• **Set problem**:
Return only the lines from the start of the records through the line that contains "import pandas as pd", inclusive; leave out all pictures.

--

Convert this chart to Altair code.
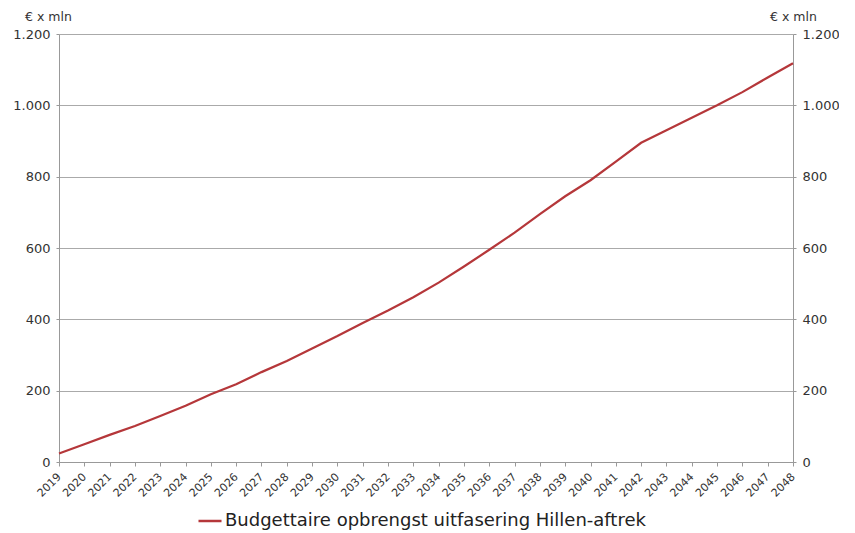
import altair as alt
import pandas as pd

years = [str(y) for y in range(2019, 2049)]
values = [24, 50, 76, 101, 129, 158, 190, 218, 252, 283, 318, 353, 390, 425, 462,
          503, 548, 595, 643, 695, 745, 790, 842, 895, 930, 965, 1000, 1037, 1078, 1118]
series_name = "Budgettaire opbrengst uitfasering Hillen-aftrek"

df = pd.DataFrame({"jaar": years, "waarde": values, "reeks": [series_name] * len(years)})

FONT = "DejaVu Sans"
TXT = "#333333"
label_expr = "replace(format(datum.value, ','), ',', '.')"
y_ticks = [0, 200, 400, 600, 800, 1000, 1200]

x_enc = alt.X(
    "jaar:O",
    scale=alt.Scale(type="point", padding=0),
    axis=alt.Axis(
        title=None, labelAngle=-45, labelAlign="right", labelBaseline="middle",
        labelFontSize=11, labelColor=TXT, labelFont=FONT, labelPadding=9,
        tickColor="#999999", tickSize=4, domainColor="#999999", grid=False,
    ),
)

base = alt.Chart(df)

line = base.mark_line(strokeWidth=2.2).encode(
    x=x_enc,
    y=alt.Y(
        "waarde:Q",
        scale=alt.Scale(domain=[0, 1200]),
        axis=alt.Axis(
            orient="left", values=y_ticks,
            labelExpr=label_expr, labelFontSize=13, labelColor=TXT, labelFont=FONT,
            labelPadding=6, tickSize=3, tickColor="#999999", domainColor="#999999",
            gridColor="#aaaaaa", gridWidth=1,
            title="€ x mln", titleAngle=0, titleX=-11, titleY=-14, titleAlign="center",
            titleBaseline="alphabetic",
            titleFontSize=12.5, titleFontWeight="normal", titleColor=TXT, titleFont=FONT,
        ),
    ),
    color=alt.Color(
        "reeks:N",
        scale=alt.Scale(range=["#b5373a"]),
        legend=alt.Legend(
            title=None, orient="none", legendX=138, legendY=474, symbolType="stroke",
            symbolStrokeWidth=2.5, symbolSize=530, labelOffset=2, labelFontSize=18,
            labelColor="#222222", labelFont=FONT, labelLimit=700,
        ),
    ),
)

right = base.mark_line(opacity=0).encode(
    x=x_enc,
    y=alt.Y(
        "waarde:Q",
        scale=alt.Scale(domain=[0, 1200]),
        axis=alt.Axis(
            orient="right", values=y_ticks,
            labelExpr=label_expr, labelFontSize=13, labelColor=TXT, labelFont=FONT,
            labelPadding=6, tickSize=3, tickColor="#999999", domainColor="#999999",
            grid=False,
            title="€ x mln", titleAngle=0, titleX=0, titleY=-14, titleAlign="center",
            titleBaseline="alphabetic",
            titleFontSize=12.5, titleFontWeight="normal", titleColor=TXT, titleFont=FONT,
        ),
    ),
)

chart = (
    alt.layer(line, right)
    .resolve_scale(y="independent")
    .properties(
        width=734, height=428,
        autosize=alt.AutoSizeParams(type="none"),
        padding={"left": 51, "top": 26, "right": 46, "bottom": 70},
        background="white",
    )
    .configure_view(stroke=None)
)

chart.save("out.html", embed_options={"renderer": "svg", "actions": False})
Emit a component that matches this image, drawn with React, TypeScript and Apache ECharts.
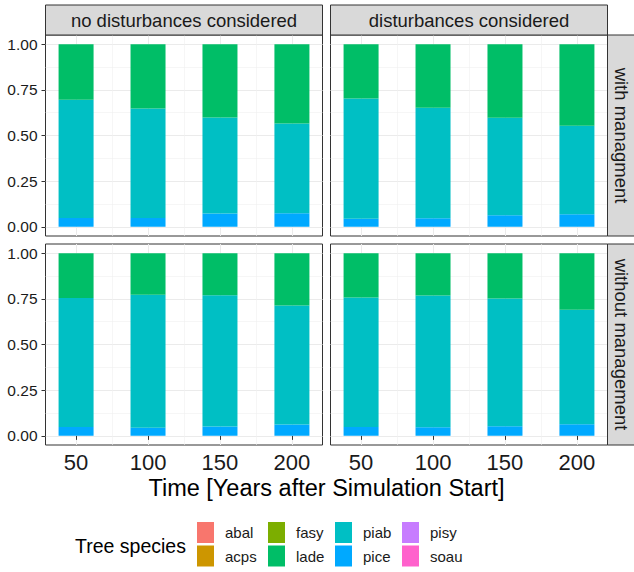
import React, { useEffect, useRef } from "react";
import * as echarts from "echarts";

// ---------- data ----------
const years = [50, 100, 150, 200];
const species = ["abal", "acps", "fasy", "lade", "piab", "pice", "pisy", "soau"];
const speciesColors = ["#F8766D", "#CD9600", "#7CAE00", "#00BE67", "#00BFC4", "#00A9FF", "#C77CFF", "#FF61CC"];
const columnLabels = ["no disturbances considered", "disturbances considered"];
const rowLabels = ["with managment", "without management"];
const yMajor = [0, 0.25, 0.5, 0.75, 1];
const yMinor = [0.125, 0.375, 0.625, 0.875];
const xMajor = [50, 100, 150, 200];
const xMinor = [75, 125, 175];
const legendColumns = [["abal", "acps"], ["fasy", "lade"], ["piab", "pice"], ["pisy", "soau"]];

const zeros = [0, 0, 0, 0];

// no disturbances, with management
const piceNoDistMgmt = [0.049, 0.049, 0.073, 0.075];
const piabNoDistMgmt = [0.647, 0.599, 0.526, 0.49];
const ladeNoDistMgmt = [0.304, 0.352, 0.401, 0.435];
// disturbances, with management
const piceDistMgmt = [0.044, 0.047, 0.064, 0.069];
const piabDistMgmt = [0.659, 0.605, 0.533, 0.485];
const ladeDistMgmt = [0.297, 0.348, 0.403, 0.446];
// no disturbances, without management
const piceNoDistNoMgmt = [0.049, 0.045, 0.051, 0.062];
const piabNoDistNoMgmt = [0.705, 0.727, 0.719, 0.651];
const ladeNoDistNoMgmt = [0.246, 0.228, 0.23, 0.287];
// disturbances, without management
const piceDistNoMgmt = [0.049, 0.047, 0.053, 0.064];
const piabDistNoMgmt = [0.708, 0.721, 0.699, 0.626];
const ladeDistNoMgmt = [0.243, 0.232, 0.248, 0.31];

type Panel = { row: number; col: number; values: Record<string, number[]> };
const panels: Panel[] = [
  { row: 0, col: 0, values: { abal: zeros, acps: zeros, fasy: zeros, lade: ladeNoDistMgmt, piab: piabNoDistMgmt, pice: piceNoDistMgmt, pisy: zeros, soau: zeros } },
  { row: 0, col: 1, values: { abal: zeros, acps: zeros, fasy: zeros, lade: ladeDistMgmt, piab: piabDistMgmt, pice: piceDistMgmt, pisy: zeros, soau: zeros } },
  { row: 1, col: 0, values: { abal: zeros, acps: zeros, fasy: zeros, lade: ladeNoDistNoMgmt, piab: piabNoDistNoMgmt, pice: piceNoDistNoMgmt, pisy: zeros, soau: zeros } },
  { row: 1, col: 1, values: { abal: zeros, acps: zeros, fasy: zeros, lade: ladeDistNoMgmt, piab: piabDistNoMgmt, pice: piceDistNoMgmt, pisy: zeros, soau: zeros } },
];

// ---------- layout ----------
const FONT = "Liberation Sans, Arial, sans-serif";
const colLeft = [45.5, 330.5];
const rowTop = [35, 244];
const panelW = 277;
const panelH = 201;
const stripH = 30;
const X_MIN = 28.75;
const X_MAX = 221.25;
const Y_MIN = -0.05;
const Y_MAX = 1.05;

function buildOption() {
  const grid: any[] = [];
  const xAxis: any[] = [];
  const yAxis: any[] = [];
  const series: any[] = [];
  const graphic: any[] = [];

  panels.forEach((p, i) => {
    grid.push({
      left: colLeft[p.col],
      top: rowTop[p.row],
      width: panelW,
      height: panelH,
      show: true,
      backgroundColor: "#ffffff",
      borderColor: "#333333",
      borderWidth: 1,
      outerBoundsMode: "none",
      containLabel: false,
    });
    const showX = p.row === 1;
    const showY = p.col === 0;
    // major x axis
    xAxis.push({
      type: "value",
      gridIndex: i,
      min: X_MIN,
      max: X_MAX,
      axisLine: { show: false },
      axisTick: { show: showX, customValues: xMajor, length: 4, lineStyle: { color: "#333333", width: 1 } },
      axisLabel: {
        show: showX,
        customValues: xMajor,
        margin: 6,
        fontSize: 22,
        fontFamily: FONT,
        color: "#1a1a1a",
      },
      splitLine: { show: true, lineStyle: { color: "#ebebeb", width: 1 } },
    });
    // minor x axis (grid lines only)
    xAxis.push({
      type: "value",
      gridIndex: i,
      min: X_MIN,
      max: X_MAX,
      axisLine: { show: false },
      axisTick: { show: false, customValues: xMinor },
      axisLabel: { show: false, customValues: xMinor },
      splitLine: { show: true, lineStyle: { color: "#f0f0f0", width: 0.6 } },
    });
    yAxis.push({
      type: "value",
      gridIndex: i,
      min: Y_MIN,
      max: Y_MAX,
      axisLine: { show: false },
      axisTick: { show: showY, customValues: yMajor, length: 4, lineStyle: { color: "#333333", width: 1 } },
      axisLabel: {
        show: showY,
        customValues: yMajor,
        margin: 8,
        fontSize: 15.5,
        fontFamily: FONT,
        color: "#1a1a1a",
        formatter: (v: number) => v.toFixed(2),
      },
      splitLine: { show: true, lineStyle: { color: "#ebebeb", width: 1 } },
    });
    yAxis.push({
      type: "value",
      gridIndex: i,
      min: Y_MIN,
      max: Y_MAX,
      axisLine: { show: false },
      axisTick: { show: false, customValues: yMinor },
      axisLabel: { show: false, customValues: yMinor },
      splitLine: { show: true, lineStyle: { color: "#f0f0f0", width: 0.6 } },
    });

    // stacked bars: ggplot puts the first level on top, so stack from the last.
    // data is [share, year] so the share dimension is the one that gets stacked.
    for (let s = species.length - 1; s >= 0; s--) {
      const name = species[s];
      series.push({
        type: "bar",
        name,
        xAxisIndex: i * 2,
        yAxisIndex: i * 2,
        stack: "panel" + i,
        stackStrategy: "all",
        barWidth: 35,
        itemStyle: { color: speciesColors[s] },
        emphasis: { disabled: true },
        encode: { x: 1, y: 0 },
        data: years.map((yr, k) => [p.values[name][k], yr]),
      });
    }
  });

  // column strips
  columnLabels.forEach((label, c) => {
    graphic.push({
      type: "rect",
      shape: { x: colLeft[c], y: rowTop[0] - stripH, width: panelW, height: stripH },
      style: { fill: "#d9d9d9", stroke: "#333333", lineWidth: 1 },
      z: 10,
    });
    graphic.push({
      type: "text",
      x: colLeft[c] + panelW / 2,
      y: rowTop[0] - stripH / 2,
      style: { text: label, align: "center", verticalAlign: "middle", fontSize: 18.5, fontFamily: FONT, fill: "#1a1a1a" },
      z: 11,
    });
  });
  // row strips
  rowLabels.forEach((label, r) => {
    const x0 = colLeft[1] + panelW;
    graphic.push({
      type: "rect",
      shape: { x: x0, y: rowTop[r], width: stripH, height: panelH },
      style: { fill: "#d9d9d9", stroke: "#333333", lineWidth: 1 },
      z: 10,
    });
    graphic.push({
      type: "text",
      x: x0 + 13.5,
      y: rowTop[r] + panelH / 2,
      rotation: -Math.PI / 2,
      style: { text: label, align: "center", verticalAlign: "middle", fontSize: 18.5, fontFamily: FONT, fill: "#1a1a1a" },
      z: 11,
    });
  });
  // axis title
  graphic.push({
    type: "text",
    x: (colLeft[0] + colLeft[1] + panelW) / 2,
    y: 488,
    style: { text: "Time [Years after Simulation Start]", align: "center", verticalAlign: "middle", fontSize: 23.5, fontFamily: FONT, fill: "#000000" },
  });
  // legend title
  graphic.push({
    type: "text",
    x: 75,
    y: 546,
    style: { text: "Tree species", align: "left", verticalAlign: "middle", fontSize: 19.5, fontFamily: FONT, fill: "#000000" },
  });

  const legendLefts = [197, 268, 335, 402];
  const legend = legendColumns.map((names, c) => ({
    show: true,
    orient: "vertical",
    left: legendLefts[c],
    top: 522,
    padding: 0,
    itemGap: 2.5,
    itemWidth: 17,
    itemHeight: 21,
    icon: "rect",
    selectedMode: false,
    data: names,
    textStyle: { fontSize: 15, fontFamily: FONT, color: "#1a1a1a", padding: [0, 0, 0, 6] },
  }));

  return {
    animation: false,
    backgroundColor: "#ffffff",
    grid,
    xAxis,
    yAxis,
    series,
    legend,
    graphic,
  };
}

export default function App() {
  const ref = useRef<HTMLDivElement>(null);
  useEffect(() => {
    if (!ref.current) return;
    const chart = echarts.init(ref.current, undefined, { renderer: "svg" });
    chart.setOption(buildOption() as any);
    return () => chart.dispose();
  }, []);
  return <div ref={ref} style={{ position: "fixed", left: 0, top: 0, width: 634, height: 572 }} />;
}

--

• **Response to this exercise**:
Convert this chart to Altair code.
import altair as alt
import pandas as pd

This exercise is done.